Request
Begin with the first line of the material and copy each line word for word through the line that contains "cool_sig_h = [2.45, 2.45, 2.45, 2.78]"; the pictures are left out.

Dataset section
++++

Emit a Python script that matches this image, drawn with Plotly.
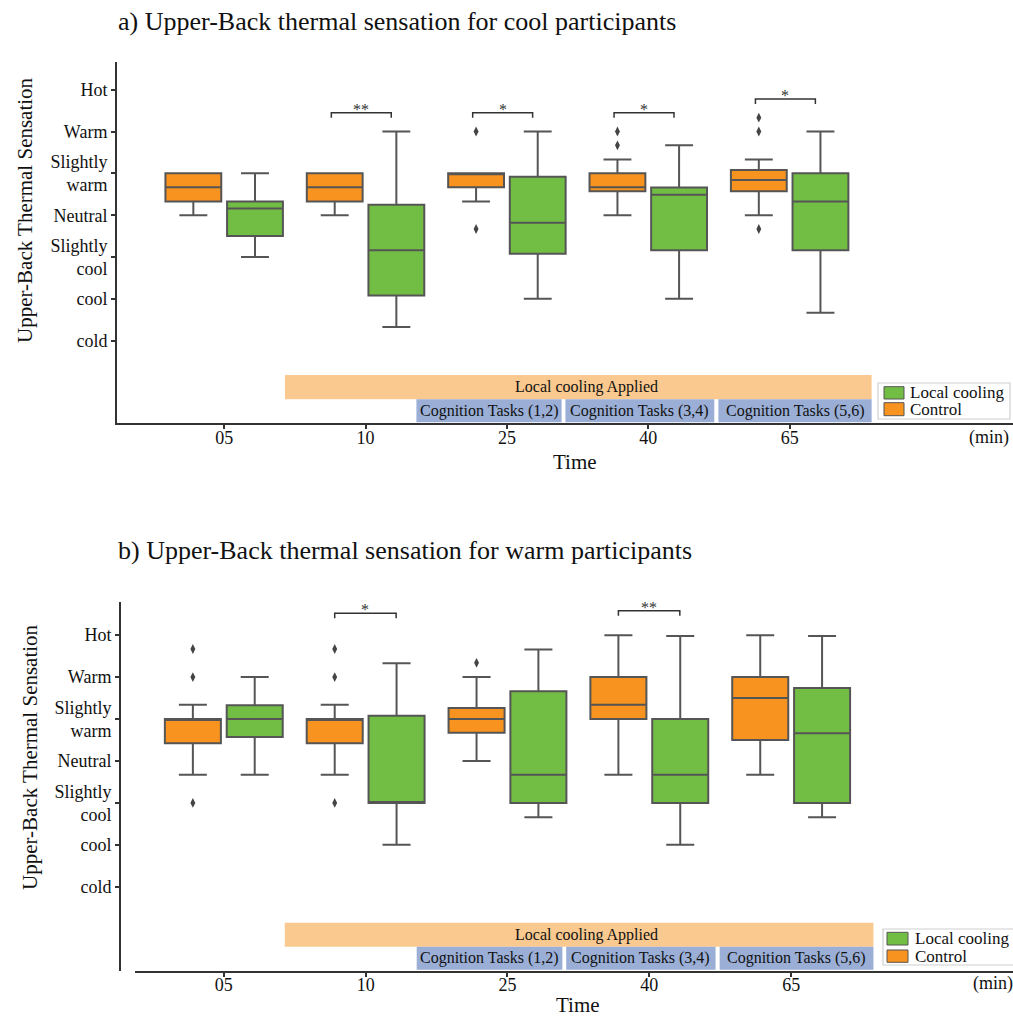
import plotly.graph_objects as go

# ---------------- data ----------------
time_labels = ["05", "10", "25", "40", "65"]
sensation_labels = ["Hot", "Warm", "Slightly<br>warm", "Neutral", "Slightly<br>cool", "cool", "cold"]
sensation_values = [3, 2, 1, 0, -1, -2, -3]
series_names = ["Local cooling", "Control"]

# a) cool participants  (box statistics per time point)
cool_control_lo = [0.0, 0.0, 0.33, 0.0, 0.0]
cool_control_q1 = [0.33, 0.33, 0.67, 0.57, 0.57]
cool_control_med = [0.67, 0.67, 1.0, 0.67, 0.84]
cool_control_q3 = [1.0, 1.0, 1.0, 1.0, 1.08]
cool_control_hi = [1.0, 1.0, 1.0, 1.33, 1.33]
cool_control_out_t = [2, 2, 3, 3, 4, 4, 4]
cool_control_out_v = [2.0, -0.33, 2.0, 1.67, 2.33, 2.0, -0.33]

cool_local_lo = [-1.0, -2.67, -2.0, -2.0, -2.33]
cool_local_q1 = [-0.5, -1.92, -0.92, -0.84, -0.84]
cool_local_med = [0.16, -0.84, -0.18, 0.49, 0.33]
cool_local_q3 = [0.33, 0.25, 0.92, 0.66, 1.0]
cool_local_hi = [1.0, 2.0, 2.0, 1.67, 2.0]

cool_sig_t = [1, 2, 3, 4]
cool_sig_label = ["**", "*", "*", "*"]
cool_sig_h = [2.45, 2.45, 2.45, 2.78]

# b) warm participants
warm_control_lo = [-0.33, -0.33, 0.0, -0.33, -0.33]
warm_control_q1 = [0.42, 0.42, 0.67, 1.0, 0.5]
warm_control_med = [1.0, 1.0, 1.0, 1.34, 1.5]
warm_control_q3 = [1.0, 1.0, 1.26, 2.0, 2.0]
warm_control_hi = [1.34, 1.34, 2.0, 3.0, 3.0]
warm_control_out_t = [0, 0, 0, 1, 1, 1, 2]
warm_control_out_v = [2.67, 2.0, -1.0, 2.67, 2.0, -1.0, 2.34]

warm_local_lo = [-0.33, -2.0, -1.34, -2.0, -1.34]
warm_local_q1 = [0.57, -1.0, -1.0, -1.0, -1.0]
warm_local_med = [1.0, -1.0, -0.33, -0.33, 0.66]
warm_local_q3 = [1.33, 1.08, 1.66, 1.0, 1.74]
warm_local_hi = [2.0, 2.33, 2.66, 2.98, 2.98]

warm_sig_t = [1, 3]
warm_sig_label = ["*", "**"]
warm_sig_h = [3.52, 3.58]

# experiment phases (time-index coordinates)
cooling_phase = ("Local cooling Applied", 0.43, 4.58)
task_phases = [("Cognition Tasks (1,2)", 1.36, 2.387),
               ("Cognition Tasks (3,4)", 2.414, 3.467),
               ("Cognition Tasks (5,6)", 3.496, 4.58)]

# ---------------- style ----------------
W, H = 1013, 1016
SERIF = "Liberation Serif, Times New Roman, serif"
ORANGE = "#F7931E"
GREEN = "#72BE44"
EDGE = "#555555"
AXC = "#333333"
TXT = "#111111"
PHASE_ORANGE = "#F9C98F"
PHASE_BLUE = "#9AAED6"
OFF = 0.218
BW = 0.395


def px_(x):
    return x / W


def py(y):
    return 1 - y / H


fig = go.Figure()
shapes = []
annotations = []

panels = [
    dict(x="x", y="y",
         ctrl=(cool_control_lo, cool_control_q1, cool_control_med, cool_control_q3, cool_control_hi),
         loc=(cool_local_lo, cool_local_q1, cool_local_med, cool_local_q3, cool_local_hi),
         out=(cool_control_out_t, cool_control_out_v),
         sig=(cool_sig_t, cool_sig_label, cool_sig_h), br=(-0.242, 0.182),
         band=(-3.82, -4.40, -4.95), lab=(-4.11, -4.68),
         time_pos=(575, 462), ytitle_pos=(25, 210),
         legend_box=(878, 383, 1010, 419), legend_sw=(884, 904, 386.7, 399, 402.7, 415.7, 908)),
    dict(x="x2", y="y2",
         ctrl=(warm_control_lo, warm_control_q1, warm_control_med, warm_control_q3, warm_control_hi),
         loc=(warm_local_lo, warm_local_q1, warm_local_med, warm_local_q3, warm_local_hi),
         out=(warm_control_out_t, warm_control_out_v),
         sig=(warm_sig_t, warm_sig_label, warm_sig_h), br=(-0.218, 0.215),
         band=(-3.855, -4.427, -4.98), lab=(-4.14, -4.70),
         time_pos=(578, 1005), ytitle_pos=(30, 757),
         legend_box=(883, 929, 1020, 965), legend_sw=(887, 908, 932.3, 945, 950, 962.3, 913)),
]

for p in panels:
    idx = list(range(len(time_labels)))
    for name, stats, color, sign in [(series_names[0], p["loc"], GREEN, 1),
                                     (series_names[1], p["ctrl"], ORANGE, -1)]:
        lo, q1, med, q3, hi = stats
        fig.add_trace(go.Box(
            x=[i + sign * OFF for i in idx], lowerfence=lo, q1=q1, median=med, q3=q3,
            upperfence=hi, width=BW, name=name, fillcolor=color,
            line=dict(color=EDGE, width=2), whiskerwidth=0.5, boxpoints=False,
            xaxis=p["x"], yaxis=p["y"], showlegend=False, hoverinfo="skip"))
    ot, ov = p["out"]
    fig.add_trace(go.Scatter(
        x=[t - OFF for t in ot], y=ov, mode="markers", showlegend=False, name="Control outliers",
        marker=dict(symbol="diamond-tall", size=7, color="#444444"),
        xaxis=p["x"], yaxis=p["y"], hoverinfo="skip"))

    xr, yr = p["x"], p["y"]
    # significance brackets
    st, sl, sh = p["sig"]
    b0, b1 = p["br"]
    for t, lab, h in zip(st, sl, sh):
        xa, xb = t + b0, t + b1
        d = 0.12
        shapes.append(dict(type="path", xref=xr, yref=yr,
                           path=f"M {xa},{h-d} L {xa},{h} L {xb},{h} L {xb},{h-d}",
                           line=dict(color=AXC, width=1.5)))
        annotations.append(dict(x=(xa + xb) / 2, y=h, xref=xr, yref=yr, text=lab,
                                showarrow=False, yanchor="bottom", yshift=-7,
                                font=dict(family=SERIF, size=16, color=AXC)))
    # phases
    y_top, y_mid, y_bot = p["band"]
    lab_c, lab_t = p["lab"]
    cname, c0, c1 = cooling_phase
    shapes.append(dict(type="rect", xref=xr, yref=yr, x0=c0, x1=c1, y0=y_mid, y1=y_top,
                       fillcolor=PHASE_ORANGE, line=dict(width=0), layer="below"))
    annotations.append(dict(x=2.56, y=lab_c, xref=xr, yref=yr, text=cname, showarrow=False,
                            font=dict(family=SERIF, size=16, color=TXT)))
    for tname, t0, t1 in task_phases:
        shapes.append(dict(type="rect", xref=xr, yref=yr, x0=t0, x1=t1, y0=y_bot, y1=y_mid,
                           fillcolor=PHASE_BLUE, line=dict(width=0), layer="below"))
        annotations.append(dict(x=(t0 + t1) / 2, y=lab_t, xref=xr, yref=yr, text=tname,
                                showarrow=False, font=dict(family=SERIF, size=16, color=TXT)))

    # axis titles
    tx, ty = p["time_pos"]
    annotations.append(dict(x=px_(tx), y=py(ty), xref="paper", yref="paper", text="Time",
                            showarrow=False, xanchor="center", yanchor="middle",
                            font=dict(family=SERIF, size=21, color=TXT)))
    vx, vy = p["ytitle_pos"]
    annotations.append(dict(x=px_(vx), y=py(vy), xref="paper", yref="paper",
                            text="Upper-Back Thermal Sensation", textangle=-90,
                            showarrow=False, xanchor="center", yanchor="middle",
                            font=dict(family=SERIF, size=21, color=TXT)))

    # legend (box with swatches)
    lx0, ly0, lx1, ly1 = p["legend_box"]
    shapes.append(dict(type="rect", xref="paper", yref="paper", x0=px_(lx0), x1=px_(lx1),
                       y0=py(ly1), y1=py(ly0), fillcolor="white",
                       line=dict(color="#cfcfcf", width=1.2)))
    sx0, sx1, gy0, gy1, oy0, oy1, tx0 = p["legend_sw"]
    for (ya, yb), col, nm in [((gy0, gy1), GREEN, series_names[0]),
                              ((oy0, oy1), ORANGE, series_names[1])]:
        shapes.append(dict(type="rect", xref="paper", yref="paper", x0=px_(sx0), x1=px_(sx1),
                           y0=py(yb), y1=py(ya), fillcolor=col, line=dict(color=EDGE, width=1)))
        annotations.append(dict(x=px_(tx0), y=py((ya + yb) / 2), xref="paper", yref="paper",
                                text=nm, showarrow=False, xanchor="left", yanchor="middle",
                                font=dict(family=SERIF, size=17, color=TXT)))

# titles and unit labels
annotations += [
    dict(x=px_(116), y=py(22), xref="paper", yref="paper", xanchor="left", yanchor="middle",
         text="a) Upper-Back thermal sensation for cool participants", showarrow=False,
         font=dict(family=SERIF, size=26, color=TXT)),
    dict(x=px_(116), y=py(550), xref="paper", yref="paper", xanchor="left", yanchor="middle",
         text="b) Upper-Back thermal sensation for warm participants", showarrow=False,
         font=dict(family=SERIF, size=26, color=TXT)),
    dict(x=px_(1011), y=py(437), xref="paper", yref="paper", xanchor="right", yanchor="middle",
         text="(min)", showarrow=False, font=dict(family=SERIF, size=18, color=TXT)),
    dict(x=px_(1015), y=py(983), xref="paper", yref="paper", xanchor="right", yanchor="middle",
         text="(min)", showarrow=False, font=dict(family=SERIF, size=18, color=TXT)),
]

common_x = dict(tickvals=list(range(len(time_labels))), ticktext=time_labels,
                showline=True, linecolor=AXC, linewidth=2, ticks="outside", ticklen=4,
                tickcolor=AXC, tickwidth=1.5, showgrid=False, zeroline=False,
                ticklabelstandoff=-7,
                tickfont=dict(family=SERIF, size=18, color=TXT), automargin=False)
common_y = dict(tickvals=sensation_values, ticktext=sensation_labels,
                showline=True, linecolor=AXC, linewidth=2, ticks="outside", ticklen=4,
                tickcolor=AXC, tickwidth=1.5, showgrid=False, zeroline=False,
                tickfont=dict(family=SERIF, size=18, color=TXT),
                automargin=False)

fig.update_layout(
    width=W, height=H, autosize=False, margin=dict(l=0, r=0, t=0, b=0),
    paper_bgcolor="white", plot_bgcolor="white", boxmode="overlay", showlegend=False,
    font=dict(family=SERIF, color=TXT),
    xaxis=dict(common_x, domain=[px_(117), 1], range=[-0.758, 5.58], anchor="y"),
    yaxis=dict(common_y, domain=[py(423.3), py(62)], range=[-4.975, 3.662], anchor="x"),
    xaxis2=dict(common_x, domain=[px_(135), 1], range=[-0.626, 5.564], anchor="y2"),
    yaxis2=dict(common_y, domain=[py(970.7), py(602)], range=[-5.0, 3.79],
                anchor="free", position=px_(120)),
    shapes=shapes, annotations=annotations,
)

fig.write_html("out.html", config={"responsive": False})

++++

Exercise solution
Emit a Python script that matches this image, drawn with Plotly.
import plotly.graph_objects as go

# ---------------- data ----------------
time_labels = ["05", "10", "25", "40", "65"]
sensation_labels = ["Hot", "Warm", "Slightly<br>warm", "Neutral", "Slightly<br>cool", "cool", "cold"]
sensation_values = [3, 2, 1, 0, -1, -2, -3]
series_names = ["Local cooling", "Control"]

# a) cool participants  (box statistics per time point)
cool_control_lo = [0.0, 0.0, 0.33, 0.0, 0.0]
cool_control_q1 = [0.33, 0.33, 0.67, 0.57, 0.57]
cool_control_med = [0.67, 0.67, 1.0, 0.67, 0.84]
cool_control_q3 = [1.0, 1.0, 1.0, 1.0, 1.08]
cool_control_hi = [1.0, 1.0, 1.0, 1.33, 1.33]
cool_control_out_t = [2, 2, 3, 3, 4, 4, 4]
cool_control_out_v = [2.0, -0.33, 2.0, 1.67, 2.33, 2.0, -0.33]

cool_local_lo = [-1.0, -2.67, -2.0, -2.0, -2.33]
cool_local_q1 = [-0.5, -1.92, -0.92, -0.84, -0.84]
cool_local_med = [0.16, -0.84, -0.18, 0.49, 0.33]
cool_local_q3 = [0.33, 0.25, 0.92, 0.66, 1.0]
cool_local_hi = [1.0, 2.0, 2.0, 1.67, 2.0]

cool_sig_t = [1, 2, 3, 4]
cool_sig_label = ["**", "*", "*", "*"]
cool_sig_h = [2.45, 2.45, 2.45, 2.78]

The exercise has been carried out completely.